Pima Indians Diabetes Classification (with Python)

1 minute read


Use machine learning to predict if a female will be tested positive or not for Diabete?

From the last post, we will continue with the diabetes dataset.

The first 5 rows show that there are many zero value in some columns, because we can’t have biological data with zero, I considered it as Nans.

   import numpy as np
   import pandas as pd
   ## Read the file
   df = pd.read_csv('pima-indians-diabetes.data.txt', names = ['Number_times_pregnant','PlasmaGlu', 
   'Dbpressure', 'Tricep_thickness', 'Hour_serum_insulin','Bmi', 'Dpfunction', 'Age', 'Class variable'])
   ## Read the first 5 rows

Here’s the first rows.

I choose to replace all the 0/nans with the median by each class.
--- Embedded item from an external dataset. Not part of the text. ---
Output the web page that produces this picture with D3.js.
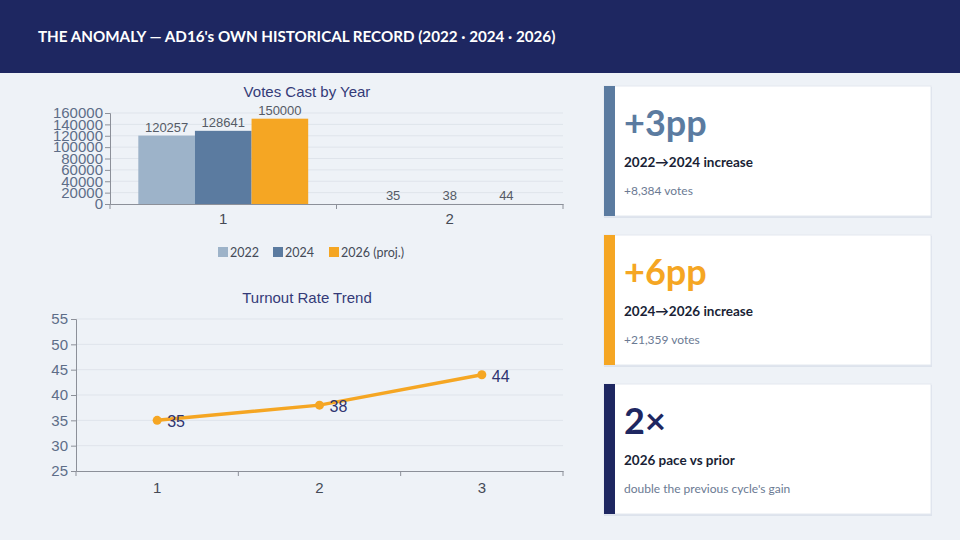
<!DOCTYPE html>
<html>
<head>
<meta charset="utf-8">
<script src="https://cdn.jsdelivr.net/npm/d3@7"></script>
<style>
  html, body { margin: 0; padding: 0; background: #eef2f7; }
  svg { display: block; }
</style>
</head>
<body>
<div id="chart"></div>
<script>
// data
const barGroups = ["1", "2"];
const barYears = ["2022", "2024", "2026 (proj.)"];
const votesByYear = [120257, 128641, 150000];
const turnoutByYear = [35, 38, 44];
const barTicks = [0, 20000, 40000, 60000, 80000, 100000, 120000, 140000, 160000];

const lineCats = ["1", "2", "3"];
const turnoutRate = [35, 38, 44];
const lineTicks = [25, 30, 35, 40, 45, 50, 55];

const cardValues = ["+3pp", "+6pp", "2×"];
const cardTitles = ["2022→2024 increase", "2024→2026 increase", "2026 pace vs prior"];
const cardNotes = ["+8,384 votes", "+21,359 votes", "double the previous cycle's gain"];

const yearColors = ["#9db3c9", "#5b7ba0", "#f5a623"];
const cardColors = ["#5b7ba0", "#f5a623", "#1e2761"];

const W = 960, H = 540;
const svg = d3.select("#chart").append("svg")
    .attr("width", W)
    .attr("height", H);

svg.append("rect").attr("width", W).attr("height", H).attr("fill", "#eef2f7");

// Header
svg.append("rect").attr("width", W).attr("height", 73).attr("fill", "#1e2761");
svg.append("text")
    .attr("x", 38).attr("y", 42)
    .attr("fill", "white")
    .attr("font-family", "Lato, 'Open Sans', sans-serif")
    .attr("font-weight", "bold")
    .attr("font-size", 15.2)
    .text("THE ANOMALY — AD16's OWN HISTORICAL RECORD (2022 · 2024 · 2026)");

const axisFont = "'Liberation Sans', Arial, sans-serif";

// ---------- Bar chart: Votes Cast by Year ----------
// each group holds one value per year: group 1 votes, group 2 turnout
const barData = barGroups.map((g, gi) => ({
    group: g,
    values: barYears.map((yr, i) => ({ year: yr, value: gi === 0 ? votesByYear[i] : turnoutByYear[i] }))
}));

const bx0 = d3.scaleBand().domain(barGroups).range([110, 563]).paddingInner(0).paddingOuter(0);
const bx1 = d3.scaleBand().domain(barYears).range([0, bx0.bandwidth()]).paddingInner(0).paddingOuter(0.5);
const by = d3.scaleLinear().domain([0, 160000]).range([204, 113]);
const barColor = d3.scaleOrdinal().domain(barYears).range(yearColors);

const barG = svg.append("g");

barG.append("text")
    .attr("x", 307).attr("y", 97)
    .attr("text-anchor", "middle")
    .attr("fill", "#343b78")
    .attr("font-family", axisFont)
    .attr("font-size", 15)
    .text("Votes Cast by Year");

// gridlines
barG.selectAll("line.grid")
    .data(barTicks.slice(1))
    .enter().append("line")
    .attr("class", "grid")
    .attr("x1", 110).attr("x2", 563)
    .attr("y1", d => by(d)).attr("y2", d => by(d))
    .attr("stroke", "#dfe4eb").attr("stroke-width", 1);

// bars
const groups = barG.selectAll("g.grp")
    .data(barData)
    .enter().append("g")
    .attr("class", "grp")
    .attr("transform", d => `translate(${bx0(d.group)},0)`);

groups.selectAll("rect")
    .data(d => d.values)
    .enter().append("rect")
    .attr("x", d => bx1(d.year))
    .attr("width", bx1.bandwidth())
    .attr("y", d => by(d.value))
    .attr("height", d => by(0) - by(d.value))
    .attr("fill", d => barColor(d.year));

groups.selectAll("text")
    .data(d => d.values)
    .enter().append("text")
    .attr("x", d => bx1(d.year) + bx1.bandwidth() / 2)
    .attr("y", d => by(d.value) - 4)
    .attr("text-anchor", "middle")
    .attr("fill", "#555b66")
    .attr("font-family", axisFont)
    .attr("font-size", 13)
    .text(d => d.value);

// y axis (labels overlap in the original, kept that way)
const byAxis = barG.append("g")
    .attr("transform", "translate(110,0)")
    .call(d3.axisLeft(by).tickValues(barTicks).tickFormat(d => d).tickSize(5).tickPadding(2));
byAxis.select(".domain").attr("stroke", "#8c9099");
byAxis.selectAll(".tick line").attr("stroke", "#8c9099");
byAxis.selectAll(".tick text")
    .attr("fill", "#5d6d88")
    .attr("font-family", axisFont)
    .attr("font-size", 15);

// x axis
const bxAxis = barG.append("g")
    .attr("transform", "translate(0,204)")
    .call(d3.axisBottom(bx0).tickSize(0).tickPadding(9));
bxAxis.select(".domain").attr("stroke", "#8c9099");
bxAxis.selectAll(".tick text")
    .attr("fill", "#444a55")
    .attr("font-family", axisFont)
    .attr("font-size", 15);
bxAxis.selectAll("line.edge")
    .data(barGroups.map(g => bx0(g)).concat([bx0.range()[1]]))
    .enter().append("line")
    .attr("class", "edge")
    .attr("x1", d => d).attr("x2", d => d)
    .attr("y1", 0).attr("y2", 5)
    .attr("stroke", "#8c9099");

// legend
const legendX = [218, 273, 329];
const legend = barG.selectAll("g.leg")
    .data(barYears)
    .enter().append("g")
    .attr("class", "leg")
    .attr("transform", (d, i) => `translate(${legendX[i]},247)`);
legend.append("rect").attr("width", 10).attr("height", 10).attr("fill", d => barColor(d));
legend.append("text")
    .attr("x", 12).attr("y", 9.5)
    .attr("fill", "#454b58")
    .attr("font-family", "Lato, 'Open Sans', sans-serif")
    .attr("font-size", 12.5)
    .text(d => d);

// ---------- Line chart: Turnout Rate Trend ----------
const lx = d3.scaleBand().domain(lineCats).range([76, 563]);
const ly = d3.scaleLinear().domain([25, 55]).range([471, 319]);

const lineG = svg.append("g");

lineG.append("text")
    .attr("x", 307).attr("y", 303)
    .attr("text-anchor", "middle")
    .attr("fill", "#343b78")
    .attr("font-family", axisFont)
    .attr("font-size", 15)
    .text("Turnout Rate Trend");

lineG.selectAll("line.grid")
    .data(lineTicks.slice(1))
    .enter().append("line")
    .attr("class", "grid")
    .attr("x1", 76).attr("x2", 563)
    .attr("y1", d => ly(d)).attr("y2", d => ly(d))
    .attr("stroke", "#dfe4eb");

const lyAxis = lineG.append("g")
    .attr("transform", "translate(76,0)")
    .call(d3.axisLeft(ly).tickValues(lineTicks).tickSize(5).tickPadding(3));
lyAxis.select(".domain").attr("stroke", "#8c9099");
lyAxis.selectAll(".tick line").attr("stroke", "#8c9099");
lyAxis.selectAll(".tick text")
    .attr("fill", "#5d6d88")
    .attr("font-family", axisFont)
    .attr("font-size", 15);

const lxAxis = lineG.append("g")
    .attr("transform", "translate(0,471)")
    .call(d3.axisBottom(lx).tickSize(0).tickPadding(11));
lxAxis.select(".domain").attr("stroke", "#8c9099");
lxAxis.selectAll(".tick text")
    .attr("fill", "#444a55")
    .attr("font-family", axisFont)
    .attr("font-size", 15);
lxAxis.selectAll("line.edge")
    .data(lineCats.map(c => lx(c)).concat([lx.range()[1]]))
    .enter().append("line")
    .attr("class", "edge")
    .attr("x1", d => d).attr("x2", d => d)
    .attr("y1", 0).attr("y2", 5)
    .attr("stroke", "#8c9099");

const linePts = lineCats.map((c, i) => ({ cat: c, value: turnoutRate[i] }));
const cx = d => lx(d.cat) + lx.bandwidth() / 2;

lineG.append("path")
    .datum(linePts)
    .attr("fill", "none")
    .attr("stroke", "#f5a623")
    .attr("stroke-width", 3.5)
    .attr("d", d3.line().x(cx).y(d => ly(d.value)));

lineG.selectAll("circle")
    .data(linePts)
    .enter().append("circle")
    .attr("cx", cx).attr("cy", d => ly(d.value))
    .attr("r", 4.5)
    .attr("fill", "#f5a623");

lineG.selectAll("text.val")
    .data(linePts)
    .enter().append("text")
    .attr("class", "val")
    .attr("x", d => cx(d) + 10)
    .attr("y", d => ly(d.value) + 7)
    .attr("fill", "#2e3470")
    .attr("font-family", axisFont)
    .attr("font-size", 16)
    .text(d => d.value);

// ---------- Stat cards ----------
const cardTop = [86, 235, 384];
const cards = svg.selectAll("g.card")
    .data(cardValues)
    .enter().append("g")
    .attr("class", "card")
    .attr("transform", (d, i) => `translate(604,${cardTop[i]})`);

cards.append("rect")
    .attr("x", 0).attr("y", 1)
    .attr("width", 328).attr("height", 131)
    .attr("fill", "#dde3ec");
cards.append("rect")
    .attr("width", 327).attr("height", 130)
    .attr("fill", "white")
    .attr("stroke", "#e3e8ef");
cards.append("rect")
    .attr("width", 11).attr("height", 130)
    .attr("fill", (d, i) => cardColors[i]);

cards.append("text")
    .attr("x", 20).attr("y", 50)
    .attr("fill", (d, i) => cardColors[i])
    .attr("font-family", "Lato, 'Open Sans', sans-serif")
    .attr("font-weight", "bold")
    .attr("font-size", 36)
    .text(d => d);
cards.append("text")
    .attr("x", 20).attr("y", 81)
    .attr("fill", "#1a1f36")
    .attr("font-family", "Lato, 'Open Sans', sans-serif")
    .attr("font-weight", "bold")
    .attr("font-size", 13.5)
    .text((d, i) => cardTitles[i]);
cards.append("text")
    .attr("x", 20).attr("y", 109)
    .attr("fill", "#6b7a93")
    .attr("font-family", "Lato, 'Open Sans', sans-serif")
    .attr("font-size", 12)
    .text((d, i) => cardNotes[i]);
</script>
</body>
</html>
   ## Imputing nans with median from each class
   df1 = df1.fillna(df1.groupby('Class variable').transform('median'))

Here’s the first rows after imputing.

Just to remember, we have 2 classes: 0 and 1. I used five algorithms from scikit learn package: KNeighbors, Random Forest, Gaussian NB, ExtraTrees and DecisionTree. Here is the accuracy on the training set.

Random forest model and decision tree gave the highest accuracy around 88% and we can have also the most important predictors.
Let’s examine also the confusion matrix. We have:

  • True negative (TN) = 139
  • True positive (TP) = 63
  • False negative (FN) = 18
  • False positive (FP) = 11

Because it’s better to predict a person which is negative as positive than a person which is positive as negative, the worse case here would be FN. So, in this case recall is a better metric, let’s calculate it. Recall is, out of the positive class, how many did I correctly predict as positive?
Recall = TP / FN + TP -> 63 / (18+63) which is 0.78
And precision, out of the cases I predicted be positive, how many are really positives?
Precision = TP / FP + TP -> 63 / (11+63) which is 0.85
This is not so good because recall should be higher than precision for this problem.

What about the weight of the 5 most important features?

The most important features to predict diabetes are : 2-Hour serum insulin (mu U/ml), Triceps skin fold thickness (mm) and Plasma glucose concentration a 2 hours in an oral glucose tolerance test. Indeed, these are important parameters to evaluate diabetes.